━━━━━ Stored data ━━━━━
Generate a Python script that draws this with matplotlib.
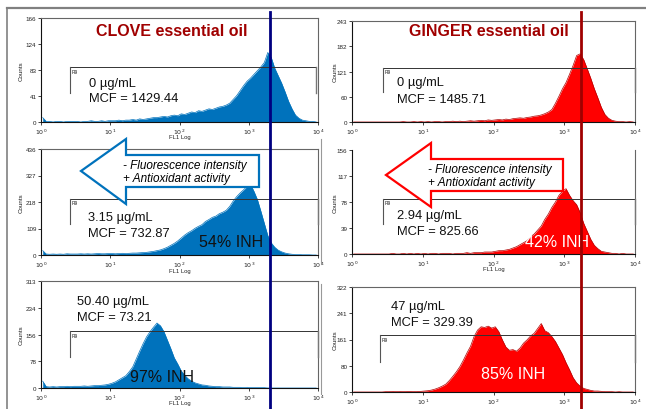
import matplotlib
matplotlib.use('Agg')
import matplotlib.pyplot as plt
import numpy as np
from matplotlib.patches import Polygon
from matplotlib.lines import Line2D

plt.rcParams['font.family'] = ['Liberation Sans', 'DejaVu Sans']

W, H = 646, 410

# ---------------- data (counts per 0.05-decade bin of FL1, 10^0 .. 10^4) ----------------
clove_0 = [7, 1, 1, 0, 1, 1, 0, 1, 1, 1,
           1, 0, 1, 1, 2, 1, 1, 2, 1, 2,
           2, 2, 3, 2, 3, 3, 4, 3, 5, 4,
           5, 6, 7, 7, 8, 9, 8, 10, 11, 10,
           13, 12, 14, 16, 15, 18, 17, 19, 21, 20,
           22, 24, 25, 27, 30, 36, 42, 50, 58, 65,
           70, 76, 82, 88, 95, 111, 103, 86, 74, 62,
           48, 33, 21, 11, 6, 3, 2, 1, 1, 0]
ginger_0 = [0, 0, 0, 0, 0, 0, 0, 0, 0, 0,
            0, 0, 0, 0, 1, 0, 0, 1, 0, 1,
            0, 1, 0, 1, 1, 0, 1, 1, 2, 1,
            2, 1, 2, 3, 2, 3, 4, 3, 5, 4,
            5, 6, 5, 7, 6, 8, 9, 10, 9, 11,
            12, 14, 15, 17, 20, 24, 30, 45, 62, 80,
            95, 115, 136, 160, 164, 150, 128, 105, 80, 58,
            35, 18, 9, 4, 2, 1, 1, 0, 1, 0]
clove_3 = [18, 4, 3, 4, 3, 4, 3, 5, 4, 4,
           4, 5, 4, 5, 4, 5, 6, 5, 5, 6,
           6, 5, 6, 7, 6, 7, 8, 8, 9, 10,
           11, 13, 15, 18, 21, 26, 32, 40, 48, 58,
           70, 82, 92, 100, 110, 118, 125, 138, 146, 155,
           160, 170, 176, 184, 200, 222, 240, 255, 268, 282,
           291, 262, 228, 180, 130, 80, 50, 32, 20, 13,
           8, 5, 3, 2, 2, 1, 1, 1, 0, 0]
ginger_2 = [0, 0, 0, 0, 0, 0, 0, 0, 0, 0,
            0, 1, 0, 0, 1, 0, 1, 0, 1, 0,
            1, 0, 1, 1, 0, 1, 1, 1, 0, 1,
            1, 1, 2, 1, 2, 2, 2, 3, 3, 3,
            4, 5, 5, 6, 7, 9, 11, 14, 17, 20,
            26, 30, 36, 42, 52, 60, 70, 78, 88, 94,
            98, 88, 80, 74, 62, 46, 34, 22, 13, 8,
            4, 3, 2, 1, 1, 0, 1, 0, 0, 0]
clove_50 = [20, 4, 3, 4, 3, 4, 4, 5, 4, 5,
            5, 5, 6, 5, 6, 7, 7, 8, 9, 11,
            14, 18, 24, 30, 36, 48, 62, 85, 108, 130,
            150, 165, 178, 190, 182, 165, 140, 115, 88, 70,
            50, 37, 27, 20, 15, 12, 9, 8, 6, 5,
            4, 4, 3, 3, 3, 2, 2, 2, 1, 2,
            1, 1, 1, 1, 1, 0, 0, 0, 0, 0,
            0, 0, 0, 0, 0, 0, 0, 0, 0, 0]
ginger_47 = [0, 0, 0, 0, 0, 0, 0, 0, 0, 1,
             1, 2, 1, 2, 1, 2, 2, 1, 2, 2,
             3, 4, 6, 9, 13, 18, 24, 35, 48, 62,
             78, 98, 120, 140, 170, 190, 200, 198, 202, 196,
             200, 185, 160, 138, 128, 130, 125, 135, 150, 160,
             172, 180, 195, 210, 188, 182, 170, 155, 135, 115,
             90, 68, 44, 28, 18, 11, 8, 5, 3, 3,
             2, 1, 1, 1, 0, 1, 0, 0, 0, 0]

yticks_list = [[0, 41, 83, 124, 166], [0, 60, 121, 182, 243],
               [0, 109, 218, 327, 436], [0, 39, 78, 117, 156],
               [0, 78, 156, 234, 313], [0, 80, 161, 241, 322]]
ymax_list = [166, 243, 436, 156, 313, 322]
# R9 gate: level, lower end of side ticks, start, end (FL1)
gate_level = [87, 131, 232, 83, 166, 174]
gate_low = [47, 71, 127, 45, 92, 93]
gate_start = [2.63, 2.75, 2.63, 2.75, 2.63, 2.5]
gate_end = [9500, 10000, 10000, 10000, 10000, 10000]

conc_labels = ['0 \u00b5g/mL', '0 \u00b5g/mL', '3.15 \u00b5g/mL', '2.94 \u00b5g/mL',
               '50.40 \u00b5g/mL', '47 \u00b5g/mL']
mcf_labels = ['MCF = 1429.44', 'MCF = 1485.71', 'MCF = 732.87', 'MCF = 825.66',
              'MCF = 73.21', 'MCF = 329.39']
inh_labels = [None, None, '54% INH', '42% INH', '97% INH', '85% INH']
titles = ['CLOVE essential oil', 'GINGER essential oil']
xtick_vals = [1, 10, 100, 1000, 10000]
xtick_labels = ['$10^{0}$', '$10^{1}$', '$10^{2}$', '$10^{3}$', '$10^{4}$']
ref_line = [2040, 1730]   # reference MCF marker (clove, ginger)

series = [clove_0, ginger_0, clove_3, ginger_2, clove_50, ginger_47]
log_edges = np.linspace(0, 4, 81)
centers = 10 ** (log_edges[:-1] + 0.025)

# ---------------- layout (pixels) ----------------
def fx(px):
    return px / W

def fy(py):
    return 1 - py / H

rects = [(41, 19, 318, 123), (352, 22, 635, 123),
         (41, 150, 318, 256), (352, 151, 635, 255),
         (41, 282, 318, 389), (352, 288, 635, 393)]
conc_pos = [(89, 84), (397, 83), (88, 218), (397, 216), (77, 302), (391, 307)]
mcf_pos = [(89, 99), (397, 100), (88, 234), (397, 232), (77, 318), (391, 323)]
inh_pos = [None, None, (231, 243), (557, 243), (162, 378), (513, 375)]
inh_col = [None, None, '#111111', 'white', '#111111', 'white']

fill_col = ['#0072BC', '#FF0000']
edge_col = ['#0072BC', '#B00000']

fig = plt.figure(figsize=(W / 100, H / 100), dpi=100)

axes = []
for i, (l, t, r, b) in enumerate(rects):
    ax = fig.add_axes([fx(l), fy(b), (r - l) / W, (b - t) / H])
    axes.append(ax)
    c = i % 2
    vals = np.array(series[i], dtype=float)
    ax.fill_between(centers, 0, vals, color=fill_col[c], lw=0, zorder=2)
    ax.plot(centers, vals, color=edge_col[c], lw=0.5, zorder=3)
    ax.set_xscale('log')
    ax.set_xlim(1, 10000)
    ax.set_ylim(0, ymax_list[i])
    ax.set_xticks(xtick_vals)
    ax.set_xticklabels(xtick_labels, fontsize=4.5)
    ax.minorticks_off()
    yt = yticks_list[i]
    ax.set_yticks(yt)
    ax.set_yticklabels([str(v) for v in yt], fontsize=4.5)
    ax.tick_params(direction='out', length=2.5, width=0.6, pad=0.8, colors='#222222')
    for s in ['left', 'bottom']:
        ax.spines[s].set_color('#111111')
        ax.spines[s].set_linewidth(0.8)
    for s in ['top', 'right']:
        ax.spines[s].set_color('#666666')
        ax.spines[s].set_linewidth(0.8)
    if i == 3:
        ax.spines['top'].set_visible(False)
    ax.patch.set_alpha(0)
    # gate
    g0, g1 = gate_start[i], gate_end[i]
    ax.plot([g0, g1], [gate_level[i], gate_level[i]], color='#333333', lw=0.7, zorder=4,
            clip_on=False)
    ax.plot([g0, g0], [gate_low[i], gate_level[i]], color='#555555', lw=0.8, zorder=4)
    ax.plot([g1, g1], [gate_low[i], gate_level[i]], color='#777777', lw=1.0, zorder=4,
            clip_on=False)
    ax.text(g0 * 1.06, gate_level[i] - ymax_list[i] * 0.015, 'R9', fontsize=3.5,
            va='top', ha='left', color='#222222', zorder=5)
    # axis labels
    xl = 21 if c == 0 else 335
    fig.text(fx(xl), fy((t + b) / 2), 'Counts', rotation=90, fontsize=4.5,
             ha='center', va='center', color='#222222')
    if i != 5 and i != 1:
        fig.text(fx((l + r) / 2), fy(b + 15), 'FL1 Log', fontsize=4.2,
                 ha='center', va='center', color='#222222')

# titles
fig.text(fx(172), fy(32), titles[0], fontsize=11.5, fontweight='bold', color='#A00000',
         ha='center', va='center')
fig.text(fx(489), fy(32), titles[1], fontsize=11.5, fontweight='bold', color='#A00000',
         ha='center', va='center')

# arrows
arrow_specs = [((81, 172), 126, 140, 205, 156, 188, 259, '#0072BC'),
               ((386, 176), 431, 144, 208, 160, 192, 563, '#FF0000')]
for (tx, ty), hx, ht, hb, st, sb, rx, col in arrow_specs:
    pts = [(tx, ty), (hx, ht), (hx, st), (rx, st), (rx, sb), (hx, sb), (hx, hb)]
    poly = Polygon([(fx(p), fy(q)) for p, q in pts], closed=True, facecolor='white',
                   edgecolor=col, lw=1.6, transform=fig.transFigure, zorder=10)
    fig.add_artist(poly)
for (x0, y0, y1) in [(123, 166, 179), (428, 170, 183)]:
    fig.text(fx(x0), fy(y0), '- Fluorescence intensity', fontsize=8.5, style='italic',
             ha='left', va='center', zorder=11)
    fig.text(fx(x0), fy(y1), '+ Antioxidant activity', fontsize=8.5, style='italic',
             ha='left', va='center', zorder=11)

# value texts
for i in range(6):
    fig.text(fx(conc_pos[i][0]), fy(conc_pos[i][1]), conc_labels[i], fontsize=9.3,
             ha='left', va='center', color='#111111', zorder=12)
    fig.text(fx(mcf_pos[i][0]), fy(mcf_pos[i][1]), mcf_labels[i], fontsize=9.3,
             ha='left', va='center', color='#111111', zorder=12)
    if inh_labels[i]:
        fig.text(fx(inh_pos[i][0]), fy(inh_pos[i][1]), inh_labels[i], fontsize=11.5,
                 ha='center', va='center', color=inh_col[i], zorder=12)

# reference vertical lines across all rows
for c, colr in enumerate(['#000080', '#A00000']):
    pos = axes[c].get_position()
    xfig = pos.x0 + pos.width * np.log10(ref_line[c]) / 4
    fig.add_artist(Line2D([xfig, xfig], [fy(13), 0], transform=fig.transFigure,
                          color=colr, lw=2, zorder=20))

# frame lines
fig.add_artist(Line2D([fx(7), 1], [fy(8.5), fy(8.5)], transform=fig.transFigure,
                      color='#808080', lw=1.6, zorder=1))
fig.add_artist(Line2D([fx(7), fx(7)], [fy(8.5), 0], transform=fig.transFigure,
                      color='#808080', lw=1.2, zorder=1))
fig.add_artist(Line2D([fx(321), fx(321)], [fy(140), fy(265)], transform=fig.transFigure,
                      color='#999999', lw=0.8, zorder=1))
fig.add_artist(Line2D([fx(321), fx(321)], [fy(285), fy(395)], transform=fig.transFigure,
                      color='#999999', lw=0.8, zorder=1))

fig.savefig('out.png', dpi=100)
━━━━━
**Set exercise:** Repeat only what lies between the start of the data and the end of the line containing "W, H = 646, 410", exactly, with pictures left out.

**Result for this task:**
Generate a Python script that draws this with matplotlib.
import matplotlib
matplotlib.use('Agg')
import matplotlib.pyplot as plt
import numpy as np
from matplotlib.patches import Polygon
from matplotlib.lines import Line2D

plt.rcParams['font.family'] = ['Liberation Sans', 'DejaVu Sans']

W, H = 646, 410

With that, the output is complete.